There were always discussions about bringing 4:3 back from the dead. There were always calls for 4:3 Thinkpads, and people clinging to their older 4:3 machines. Maybe there wouldn't have been a dedicated forum section such as this one, but the righteous whining would have continued to permeate the other Thinkpad discussion spaces. So it isn't honest to make it as though Lenovo could have shut us down by throwing us the meager keyboard bone.dr_st wrote: ↑Sat Sep 16, 2017 2:59 amAdmit it all of you - this whining about 16:9 has been going on forever, and will go on forever, but if Lenovo hadn't done the one thing they really should not have done - kill off the classic keyboard - this thread would never have happened. The discussion about the need for a "retro" project would never have happened. The special "post-classic Thinkpad" section on this forum would never have happened. There would be no need for it.

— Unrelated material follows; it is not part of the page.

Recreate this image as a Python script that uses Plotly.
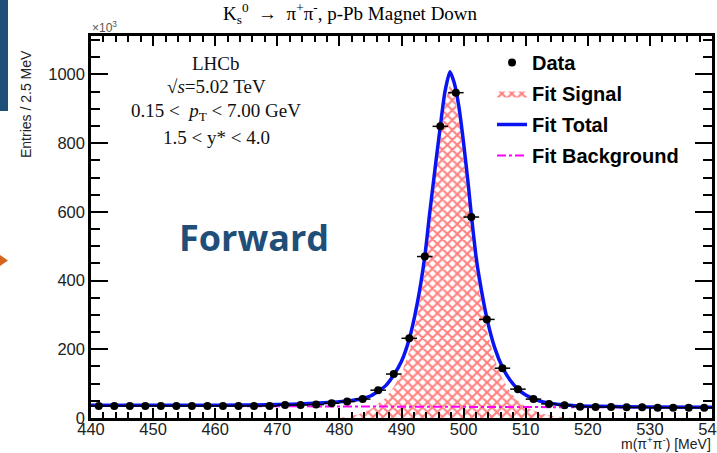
import plotly.graph_objects as go

# ---------------- data (units: x10^3 entries / 2.5 MeV) ----------------
bin_centers = [441.25 + 2.5 * k for k in range(40)]
data_values = [35, 35, 35, 35, 35, 35, 35, 35, 35, 35,
               35, 35, 38, 38, 39, 43, 48, 55, 81, 128,
               232, 470, 849, 947, 585, 287, 145, 84, 55, 41,
               37, 33, 32, 32, 31, 31, 30, 30, 30, 30]
bin_half_width = [1.25] * 40

fit_mass = [440, 460, 470, 475, 480, 483, 485, 486.25, 487.5, 488.75,
            490, 491.25, 492.5, 493.75, 494.5, 495.5, 496.25, 497, 497.8, 498.5,
            499.25, 500, 500.75, 501.25, 502, 502.5, 503.75, 505, 506.25, 507.5,
            508.75, 510, 511.25, 513, 515, 518, 522, 530, 540]
fit_total = [37, 37, 39, 42, 47, 54, 64, 78, 95, 125,
             165, 230, 330, 470, 590, 740, 849, 950, 1008, 975,
             905, 800, 680, 590, 470, 410, 290, 205, 148, 110,
             84, 67, 56, 46, 40, 36, 34, 32, 31]

sig_mass = [480, 483, 485, 486.25, 487.5, 488.75, 490, 491.25, 492.5, 493.75,
            494.5, 495.5, 496.25, 497, 497.8, 498.5, 499.25, 500, 500.75, 501.25,
            502, 502.5, 503.75, 505, 506.25, 507.5, 508.75, 510, 511.25, 513,
            515, 518]
sig_values = [0, 10, 25, 42, 60, 90, 130, 195, 295, 435,
              555, 705, 815, 915, 973, 940, 870, 765, 645, 555,
              435, 375, 255, 170, 114, 76, 50, 33, 22, 11,
              4, 0]

bkg_mass = [440, 540]
bkg_values = [36, 30]

x_ticks = [440, 450, 460, 470, 480, 490, 500, 510, 520, 530, 540]
y_ticks = [0, 200, 400, 600, 800, 1000]

# ---------------- geometry helpers (pixels -> paper) ----------------
W, H = 717, 453
L, R, T, B = 91, 5, 36, 35
PW, PH = W - L - R, H - T - B


def px(xp):
    return (xp - L) / PW


def py(yp):
    return (H - B - yp) / PH


fig = go.Figure()

fig.add_trace(go.Scatter(
    x=sig_mass, y=sig_values, mode="lines", line=dict(width=0, color="red"),
    fill="tozeroy", fillcolor="white",
    fillpattern=dict(shape="x", fgcolor="#ff0000", bgcolor="white", size=7, solidity=0.5),
    name="<b>Fit Signal</b>", legendgroup="b", legendrank=2))

fig.add_trace(go.Scatter(
    x=bkg_mass, y=bkg_values, mode="lines",
    line=dict(color="#ff00ff", width=2, dash="dashdot"),
    name="<b>Fit Background</b>", legendgroup="d", legendrank=4))

fig.add_trace(go.Scatter(
    x=fit_mass, y=fit_total, mode="lines", line=dict(color="#0a14f0", width=3.5, shape="spline", smoothing=0.6),
    name="<b>Fit Total</b>", legendgroup="c", legendrank=3))

fig.add_trace(go.Scatter(
    x=bin_centers, y=data_values, mode="markers",
    marker=dict(color="black", size=8, symbol="circle"),
    error_x=dict(type="data", array=bin_half_width, visible=True, color="black", thickness=1.5, width=0),
    name="<b>Data</b>", legendgroup="a", legendrank=1))

axis_font = dict(family="Liberation Sans, Arial, sans-serif", size=16.5, color="#222")

fig.update_layout(
    width=W, height=H,
    margin=dict(l=L, r=R, t=T, b=B, autoexpand=False),
    paper_bgcolor="white", plot_bgcolor="white",
    showlegend=True,
    legend=dict(x=px(492), y=py(43), xanchor="left", yanchor="top",
                bgcolor="rgba(0,0,0,0)", traceorder="grouped", tracegroupgap=2,
                font=dict(family="Liberation Sans, Arial, sans-serif", size=20, color="black"),
                itemwidth=30),
    xaxis=dict(range=[440, 540], tickmode="linear", tick0=x_ticks[0], dtick=x_ticks[1] - x_ticks[0],
               ticks="inside", ticklen=10, tickwidth=2, ticklabelstandoff=-6, ticklabeloverflow="allow",
               automargin=False,
               tickcolor="black", showline=True, linecolor="black", linewidth=2.5, mirror="allticks",
               showgrid=False, zeroline=False, tickfont=axis_font,
               minor=dict(dtick=2, ticks="inside", ticklen=6, tickwidth=2, tickcolor="black", showgrid=False)),
    yaxis=dict(range=[0, 1112], tickmode="linear", tick0=y_ticks[0], dtick=y_ticks[1] - y_ticks[0],
               ticks="inside", ticklen=17, tickwidth=2, automargin=False,
               tickcolor="black", showline=True, linecolor="black", linewidth=2.5, mirror="allticks",
               showgrid=False, zeroline=False, tickfont=axis_font,
               minor=dict(dtick=50, ticks="inside", ticklen=9, tickwidth=2, tickcolor="black", showgrid=False)),
)

serif = "Liberation Serif, Times New Roman, serif"
ann = []
ann.append(dict(text="K<sub>s</sub><sup>0</sup>  →  π<sup>+</sup>π<sup>-</sup>, p-Pb Magnet Down",
                x=px(350), y=py(13), xref="paper", yref="paper", showarrow=False,
                font=dict(family=serif, size=19, color="black"), xanchor="center", yanchor="middle"))
ann.append(dict(text="×10<sup>3</sup>", x=px(90), y=py(27), xref="paper", yref="paper", showarrow=False,
                font=dict(family="Liberation Sans, Arial, sans-serif", size=12, color="#555"),
                xanchor="left", yanchor="middle"))
ann.append(dict(text="Entries / 2.5 MeV", x=px(26), y=py(104), xref="paper", yref="paper", showarrow=False,
                textangle=-90, font=dict(family="Liberation Sans, Arial, sans-serif", size=14, color="#222"),
                xanchor="center", yanchor="middle"))
ann.append(dict(text="m(π<sup>+</sup>π<sup>-</sup>) [MeV]", x=px(713), y=py(443), xref="paper", yref="paper",
                showarrow=False, font=dict(family="Liberation Sans, Arial, sans-serif", size=14, color="#222"),
                xanchor="right", yanchor="middle"))
info_lines = ["LHCb", "√<i>s</i>=5.02 TeV", "0.15 <  <i>p</i><sub>T</sub> < 7.00 GeV", "1.5 < y* < 4.0"]
info_y = [63, 87, 112, 137]
for t, yy in zip(info_lines, info_y):
    ann.append(dict(text=t, x=px(216), y=py(yy), xref="paper", yref="paper", showarrow=False,
                    font=dict(family=serif, size=19, color="#111"), xanchor="center", yanchor="middle"))
ann.append(dict(text="<b>Forward</b>", x=px(254), y=py(237), xref="paper", yref="paper", showarrow=False,
                font=dict(family="Open Sans, Lato, sans-serif", size=36, color="#1f4e79"),
                xanchor="center", yanchor="middle"))
fig.update_layout(annotations=ann)

fig.add_shape(type="rect", xref="paper", yref="paper", x0=px(0), x1=px(8), y0=py(0), y1=py(111),
              fillcolor="#1f4e79", line=dict(width=0), layer="above")
fig.add_shape(type="path", xref="paper", yref="paper",
              path=f"M {px(0)},{py(255)} L {px(8)},{py(260.5)} L {px(0)},{py(266)} Z",
              fillcolor="#d5651c", line=dict(width=0), layer="above")

fig.write_html("out.html")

It's a matter of context. This would have been good news if the keyboard had been brought back right after the controversial *30 generation. Instead, the generation after that was even more controversial.
And just when we thought that there was a slight possibility that Lenovo had come to their sense, started being innovative by releasing a user-friendly design (proper keyboard, better screen ratio, status LEDs, etc.), no, even this was too hard for them.
So seeing that Lenovo repaired their mistake is one way too look at it. But that's not the complete picture. Another way to look at it, is seeing that it took them four generations (!) to repair this mistake and that two years after the initial Classic announcement, all they would give us is a mere keyboard.
When Google was selling its Pixel laptop since 2013 and Microsoft had been selling thousands of Surface 3 since 2015 - the very year the Classic project was announced - meaning there was definite availability and wide acceptance for 3:2 screens. A screen ratio that many 4:3 believers would have settled for.
So what's Lenovo excuse for not delivering more than an old keyboard design (which nobody asked them to mess up with in the first place) after all this time, all these surveys and all the products which competitors were releasing ? What's Lenovo excuse for blatantly lacking ambition ? There's none. Grasping at "costs" only goes so far.
Lenovo showed yet again that they have no vision and little commercial skills beyond cutting costs and copying Apple. Considering this, it certainly isn't unfair to bash them for their incompetence and how they've ruine the Thinkpads.